A recently redesigned and updated Global Trends benchmark compared if and how artificial intelligence (AI) is being regulated across 14 jurisdictions around the world.
Scope
- Existence of AI laws or other binding frameworks addressing specified aspects of AI, as opposed to jurisdictions only relying on voluntary frameworks.
- What are the mandatory rules applicable to AI systems, where they exist. That includes prohibited practices, requirements for high-risk use cases, and obligations for generative AI models.
- Enforcement mechanisms, including enforcement bodies, applicable penalties, and significant enforcement actions already taken.
- AI industrial policy, including national strategies, sovereign AI ambitions and public funding allocations.

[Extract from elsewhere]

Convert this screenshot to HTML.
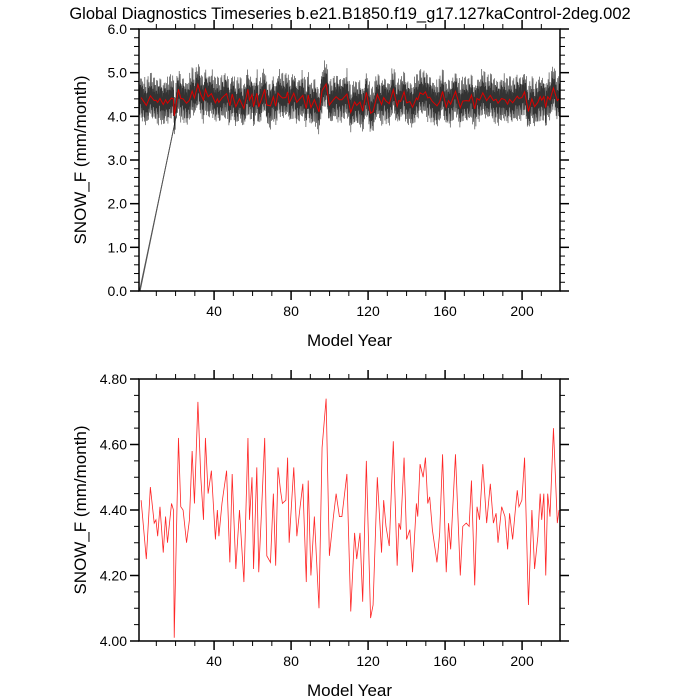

The covered jurisdictions in the benchmark are: Australia, Brazil, Canada, China, the EU, India, Japan, Korea, Malaysia, Singapore, South Africa, Taiwan, the UK and the US.
In a nutshell
Amongst its main findings, this benchmark showed that there are diverse approaches worldwide in regulating AI:
- four jurisdictions adopted or proposed comprehensive AI legislation (e.g. the EU);
- five others apply binding AI-related obligations through amendments to existing laws or by adopting secondary legislation to varying degrees, with China being the most extensive example;
- four jurisdictions rely solely on voluntary schemes with no binding AI-specific rules (e.g. Singapore); and
- the US has no comprehensive federal AI regulation and actively discourages state-level rules. However, several individual US states have begun adopting their own AI laws.